__REQUIRED TASK__
Retype only what runs from the beginning of the data through the line with "1600, 1800, 2000];"; please omit the pictures and keep every line exact.
::::
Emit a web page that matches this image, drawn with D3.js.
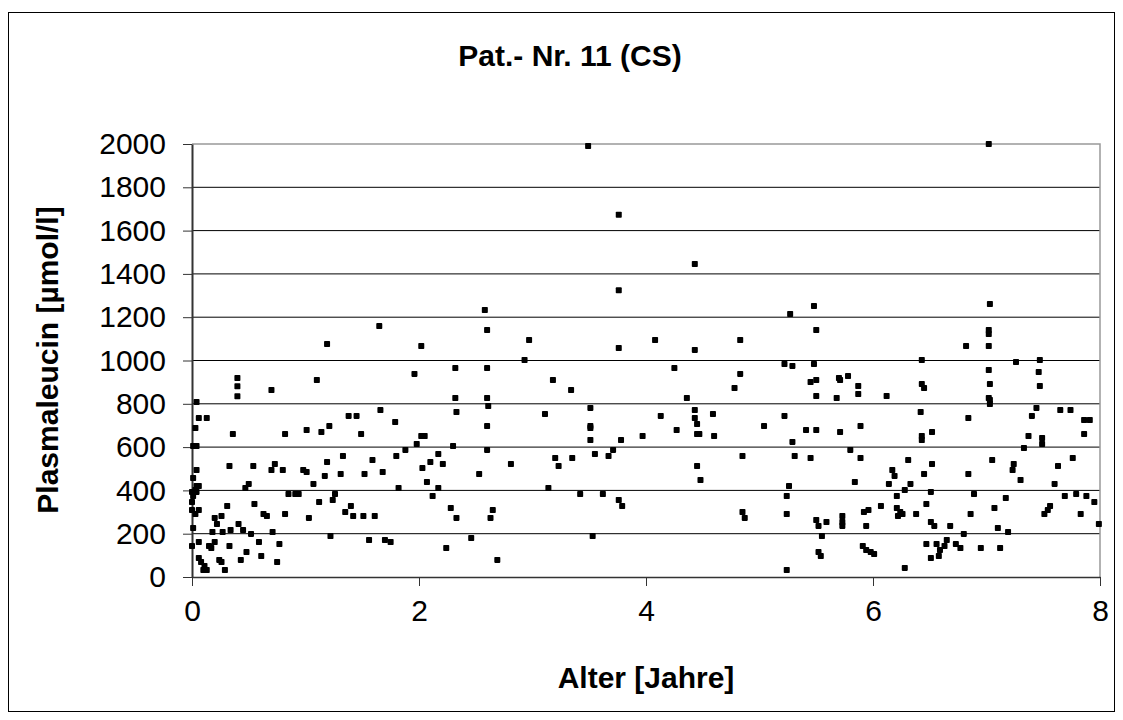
<!DOCTYPE html>
<html>
<head>
<meta charset="utf-8">
<script src="https://cdn.jsdelivr.net/npm/d3@7"></script>
<style>
  body { margin: 0; background: #fff; }
  text { font-family: "Liberation Sans", Arial, sans-serif; fill: #000; }
</style>
</head>
<body>
<div id="chart"></div>
<script>
// Chart texts and ticks
var chartTitle = "Pat.- Nr. 11 (CS)";
var xTitle = "Alter [Jahre]";
var yTitle = "Plasmaleucin [µmol/l]";
var xTicks = [0, 2, 4, 6, 8];
var yTicks = [0, 200, 400, 600, 800, 1000, 1200, 1400, 1600, 1800, 2000];

// Age of the patient in years (one entry per measurement)
var alter = [
  1.19, 0.40, 0.40, 0.40, 0.70, 1.10, 0.04, 0.06, 0.13, 0.03,
  0.36, 0.82, 1.01, 1.14, 1.21, 0.01, 0.04, 1.33, 0.04, 0.01,
  0.33, 0.54, 0.73, 0.70, 0.80, 0.98, 1.01, 1.19, 1.17, 1.31,
  0.50, 0.47, 1.07, 1.26, 1.24, 0.04, 0.06, 0.00, 0.03, 0.04,
  0.01, 0.00, 0.85, 0.91, 0.94, 1.12, 1.35, 0.31, 0.55, 0.63,
  0.66, 0.82, 1.03, 0.00, 0.06, 0.03, 0.20, 0.26, 0.22, 0.41,
  0.01, 0.18, 0.27, 0.34, 0.45, 0.52, 0.71, 1.22, 0.00, 0.06,
  0.15, 0.20, 0.17, 0.33, 0.59, 0.77, 0.48, 0.43, 0.61, 0.75,
  0.06, 0.08, 0.11, 0.10, 0.13, 0.24, 0.26, 0.29,

  2.58, 1.65, 2.60, 2.02, 1.96, 2.32, 2.60, 2.32, 2.60, 2.61,
  2.33, 1.38, 1.45, 1.66, 1.79, 1.49, 2.60, 2.02, 2.05, 1.98,
  1.88, 1.80, 2.30, 2.60, 1.59, 2.17, 2.10, 2.03, 2.21, 1.52,
  1.68, 2.53, 2.07, 1.82, 2.17, 2.12, 2.28, 2.33, 2.65, 2.63,
  1.40, 1.42, 1.51, 1.61, 1.56, 1.70, 1.75, 2.24, 2.46, 2.69,

  3.49, 3.76, 3.76, 2.97, 2.93, 3.76, 4.08, 3.18, 3.34, 3.11,
  3.51, 3.51, 3.51, 3.51, 3.78, 3.97, 2.81, 3.20, 3.23, 3.35,
  3.55, 3.71, 3.67, 3.14, 3.42, 3.62, 3.76, 3.79, 3.53,

  4.43, 5.27, 4.83, 4.43, 5.22, 5.29, 4.25, 4.83, 4.78, 4.36,
  4.13, 4.43, 4.43, 4.45, 4.59, 4.27, 4.45, 4.47, 4.60, 5.04,
  5.22, 5.29, 4.85, 5.31, 4.45, 4.48, 5.26, 5.24, 4.85, 4.87,
  5.24, 5.24,

  5.48, 5.50, 5.48, 5.45, 5.50, 5.50, 5.70, 5.71, 5.78, 5.68,
  5.87, 5.87, 6.12, 6.43, 6.43, 6.45, 6.42, 6.43, 6.43, 6.52,
  5.41, 5.50, 5.71, 5.89, 5.45, 5.80, 5.89, 5.84, 6.31, 6.52,
  6.45, 6.17, 6.19, 6.14, 6.33, 6.28, 6.21, 6.51, 6.47, 6.07,
  5.96, 5.92, 6.21, 6.24, 6.22, 6.26, 6.38, 5.50, 5.52, 5.59,
  5.73, 5.73, 5.73, 5.94, 6.51, 6.54, 6.68, 5.55, 5.52, 5.54,
  5.91, 5.94, 5.98, 6.01, 6.47, 6.56, 6.59, 6.65, 6.58, 6.51,
  6.63, 6.73, 6.28,

  7.02, 7.03, 7.02, 7.02, 7.02, 6.82, 7.02, 7.03, 7.02, 7.03,
  7.03, 7.26, 7.47, 7.46, 7.47, 7.44, 7.40, 7.65, 7.74, 7.86,
  7.91, 7.86, 6.84, 7.37, 7.49, 7.49, 7.33, 7.05, 7.24, 7.23,
  7.30, 6.84, 7.63, 7.76, 7.60, 6.89, 7.17, 7.69, 7.79, 7.88,
  7.95, 7.07, 6.86, 7.56, 7.54, 7.51, 7.83, 7.99, 7.10, 7.19,
  6.80, 6.77, 6.95, 7.12
];

// Plasma leucine in µmol/l, same order as alter
var leucin = [
  1076, 919, 881, 835, 864, 910, 808, 734, 734, 688,
  660, 660, 679, 670, 697, 605, 605, 559, 494, 457,
  513, 513, 522, 494, 494, 494, 485, 531, 467, 476,
  430, 411, 430, 383, 356, 420, 420, 393, 402, 393,
  374, 346, 383, 383, 383, 346, 300, 328, 337, 291,
  282, 291, 273, 309, 309, 291, 273, 282, 245, 245,
  226, 208, 208, 217, 217, 199, 208, 189, 143, 162,
  143, 162, 134, 143, 162, 152, 115, 79, 97, 69,
  88, 69, 51, 32, 32, 79, 69, 32,

  1233, 1159, 1141, 1067, 938, 965, 965, 827, 827, 790,
  762, 744, 744, 771, 716, 660, 697, 651, 651, 614,
  587, 559, 605, 587, 540, 568, 531, 503, 522, 476,
  485, 476, 439, 411, 411, 374, 319, 273, 309, 273,
  328, 282, 282, 282, 171, 171, 162, 134, 180, 79,

  1991, 1673, 1324, 1095, 1002, 1058, 1095, 910, 864, 753,
  781, 697, 688, 633, 633, 651, 522, 550, 513, 550,
  568, 587, 559, 411, 383, 383, 356, 328, 189,

  1446, 1215, 1095, 1049, 984, 975, 965, 938, 873, 827,
  744, 771, 734, 707, 753, 679, 660, 660, 651, 697,
  744, 624, 559, 559, 513, 448, 420, 374, 300, 273,
  291, 32,

  1252, 1141, 984, 901, 910, 836, 919, 910, 928, 827,
  882, 845, 836, 1002, 891, 873, 762, 651, 633, 670,
  679, 679, 670, 697, 550, 587, 550, 439, 540, 522,
  476, 494, 467, 430, 430, 402, 374, 393, 337, 328,
  309, 300, 319, 300, 282, 291, 291, 263, 236, 254,
  282, 254, 236, 236, 254, 236, 236, 189, 115, 97,
  143, 125, 115, 106, 152, 152, 125, 171, 97, 88,
  143, 152, 42,

  2000, 1261, 1141, 1122, 1067, 1067, 956, 891, 827, 818,
  799, 993, 1002, 947, 882, 781, 744, 771, 771, 725,
  725, 660, 734, 651, 642, 614, 596, 540, 522, 494,
  448, 476, 513, 550, 430, 383, 365, 374, 383, 374,
  346, 319, 291, 328, 309, 291, 291, 245, 226, 208,
  199, 134, 134, 134
];

var svgWidth = 1123;
var svgHeight = 720;

// plot area inside the svg
var margin = { top: 144, right: 23, bottom: 143, left: 192 };
var chartWidth = svgWidth - margin.left - margin.right;
var chartHeight = svgHeight - margin.top - margin.bottom;

var svg = d3.select("#chart")
  .append("svg")
  .attr("width", svgWidth)
  .attr("height", svgHeight);

// outer frame of the chart
svg.append("rect")
  .attr("x", 8.5)
  .attr("y", 12.5)
  .attr("width", 1106)
  .attr("height", 699)
  .attr("fill", "#fff")
  .attr("stroke", "#000")
  .attr("stroke-width", 1);

var chartGroup = svg.append("g")
  .attr("transform", `translate(${margin.left}, ${margin.top})`);

var xScale = d3.scaleLinear().domain([0, 8]).range([0, chartWidth]);
var yScale = d3.scaleLinear().domain([0, 2000]).range([chartHeight, 0]);

// horizontal gridlines
chartGroup.append("g")
  .selectAll("line")
  .data(yTicks.filter(d => d > 0 && d < 2000))
  .enter()
  .append("line")
  .attr("x1", 0)
  .attr("x2", chartWidth)
  .attr("y1", d => yScale(d))
  .attr("y2", d => yScale(d))
  .attr("stroke", "#000")
  .attr("stroke-width", 1);

// grey top and right edge of the plot area
chartGroup.append("path")
  .attr("d", `M0,${yScale(2000)}H${chartWidth}V${chartHeight}`)
  .attr("fill", "none")
  .attr("stroke", "#999")
  .attr("stroke-width", 1.5);

// y axis
var leftAxis = d3.axisLeft(yScale)
  .tickValues(yTicks)
  .tickFormat(d3.format("d"))
  .tickSize(9)
  .tickSizeOuter(0)
  .tickPadding(17);

var yAxisGroup = chartGroup.append("g").call(leftAxis);
yAxisGroup.select(".domain").attr("stroke", "#333").attr("stroke-width", 2);
yAxisGroup.selectAll(".tick line").attr("stroke", "#333");
yAxisGroup.selectAll(".tick text")
  .attr("font-size", "30px")
  .attr("font-family", "'Liberation Sans', Arial, sans-serif")
  .attr("fill", "#000");

// x axis
var bottomAxis = d3.axisBottom(xScale)
  .tickValues(xTicks)
  .tickFormat(d3.format("d"))
  .tickSize(9)
  .tickSizeOuter(0)
  .tickPadding(14);

var xAxisGroup = chartGroup.append("g")
  .attr("transform", `translate(0, ${chartHeight})`)
  .call(bottomAxis);
xAxisGroup.select(".domain").attr("stroke", "#333").attr("stroke-width", 1.5);
xAxisGroup.selectAll(".tick line").attr("stroke", "#333");
xAxisGroup.selectAll(".tick text")
  .attr("font-size", "30px")
  .attr("font-family", "'Liberation Sans', Arial, sans-serif")
  .attr("fill", "#000");

// data points as small black squares
var points = d3.range(alter.length).map(i => ({ x: alter[i], y: leucin[i] }));
var size = 6;

chartGroup.append("g")
  .selectAll("rect")
  .data(points)
  .enter()
  .append("rect")
  .attr("x", d => xScale(d.x) - size / 2)
  .attr("y", d => yScale(d.y) - size / 2)
  .attr("width", size)
  .attr("height", size)
  .attr("rx", 0.8)
  .attr("fill", "#000");

// title
svg.append("text")
  .attr("x", 570)
  .attr("y", 66)
  .attr("text-anchor", "middle")
  .attr("font-size", "30px")
  .attr("font-weight", "bold")
  .text(chartTitle);

// x axis title
svg.append("text")
  .attr("x", 646)
  .attr("y", 688)
  .attr("text-anchor", "middle")
  .attr("font-size", "30px")
  .attr("font-weight", "bold")
  .text(xTitle);

// y axis title
svg.append("text")
  .attr("transform", "translate(58, 360) rotate(-90)")
  .attr("text-anchor", "middle")
  .attr("font-size", "30px")
  .attr("font-weight", "bold")
  .text(yTitle);
</script>
</body>
</html>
::::
__OUTPUT OF THE EXERCISE__
Emit a web page that matches this image, drawn with D3.js.
<!DOCTYPE html>
<html>
<head>
<meta charset="utf-8">
<script src="https://cdn.jsdelivr.net/npm/d3@7"></script>
<style>
  body { margin: 0; background: #fff; }
  text { font-family: "Liberation Sans", Arial, sans-serif; fill: #000; }
</style>
</head>
<body>
<div id="chart"></div>
<script>
// Chart texts and ticks
var chartTitle = "Pat.- Nr. 11 (CS)";
var xTitle = "Alter [Jahre]";
var yTitle = "Plasmaleucin [µmol/l]";
var xTicks = [0, 2, 4, 6, 8];
var yTicks = [0, 200, 400, 600, 800, 1000, 1200, 1400, 1600, 1800, 2000];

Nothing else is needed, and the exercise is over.